What a joy it is to travel on trains in Germany, where services are fast, efficient and always seem to arrive on time. Why can’t we have Deutsche Bahn running our own trains, rather than those imbeciles at Northern Rail, whose slovenly late-running services using rattling old rolling stock from the 1980s were so bad that its services are to be nationalised from 1 March?
Oh, but hang a minute. Deutsche Bahn already is running those trains. Northern Rail’s parent company, Arriva, is a subsidiary of the German state railway company. In which case the question becomes: why can a company that seems to manage to run rail services in Germany make such a hash of running rail services in and around Leeds and Manchester? That is a question, perhaps, that could occupy an entire conference, but I’ll make just a few pointers here.
Firstly, Deutsche Bahn, when operating trains in its homeland, doesn’t have to contend with Mick Cash and his RMT union. The RMT has spent the past three years in a fight to the death with Northern Rail over the issue of driver-only operated trains. Northern Rail wanted to remove guards – not entirely unreasonably since their whole purpose, to run back down the line in the event of a breakdown and stop another train crashing into the back of their own, has been redundant since improvements in signalling technology in the 1860s. Driver-only operated trains have been running safely in Britain since 1982 – yes, even British Rail was prepared to make staff redundant when their jobs became unnecessary. In some respects, as the Office of Rail and Road concluded, they are safer than trains which use a guard to help dispatch a train from a platform as there is less potential for misunderstanding.

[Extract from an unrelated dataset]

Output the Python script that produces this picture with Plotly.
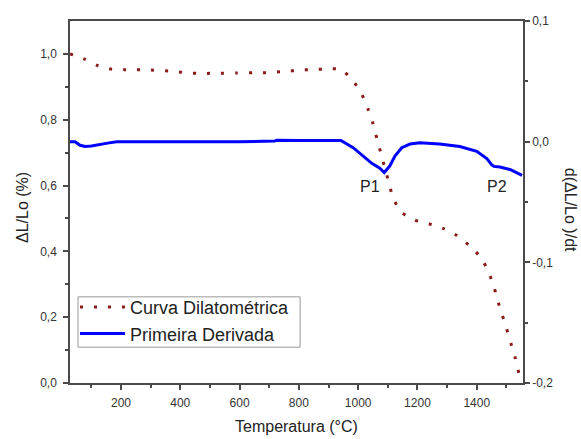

The RMT continued with its strikes even after Northern Rail relented and assured all guards that they would continue to be employed in a slightly different role as ‘conductors’, selling tickets, helping disabled passengers on and off trains etc. The RMT is pretty openly engaged in a political battle to reverse privatisation and return the railways to public ownership – in which case, thanks to Grant Shapps’ decision today, it is pretty well job done. If the government had the power to close down the RMT, as it has Northern Rail, life for commuters would somewhat rosier.
Pointer number two. In Germany, Deutsche Bahn doesn’t have to deal with Network Rail, the government-owned company which owns the tracks and stations on Britain’s railway system. Its own role in the Northern Rail debacle has not been overlooked by the Office of Rail and Road, which just last week launched an investigation into this very subject. You can’t run trains if you are not able to use the tracks and that has been something of a problem in the North in recent months as infrastructure works have over-run or scaled back. But the government didn’t wait for ORR’s conclusions on Network Rail and effectively lay the whole blame for poor services on Northern Rail.
This is not to completely excuse Northern Rail, which has failed in its promise to deliver new rolling stock to replace old Pacer trains (which are essentially a 1970s Leyland bus bolted on to the chassis of a goods waggon) and which bungled its timetable changes in 2018. But there is a bigger story going on which is not going to be solved by taking it out on a single train company.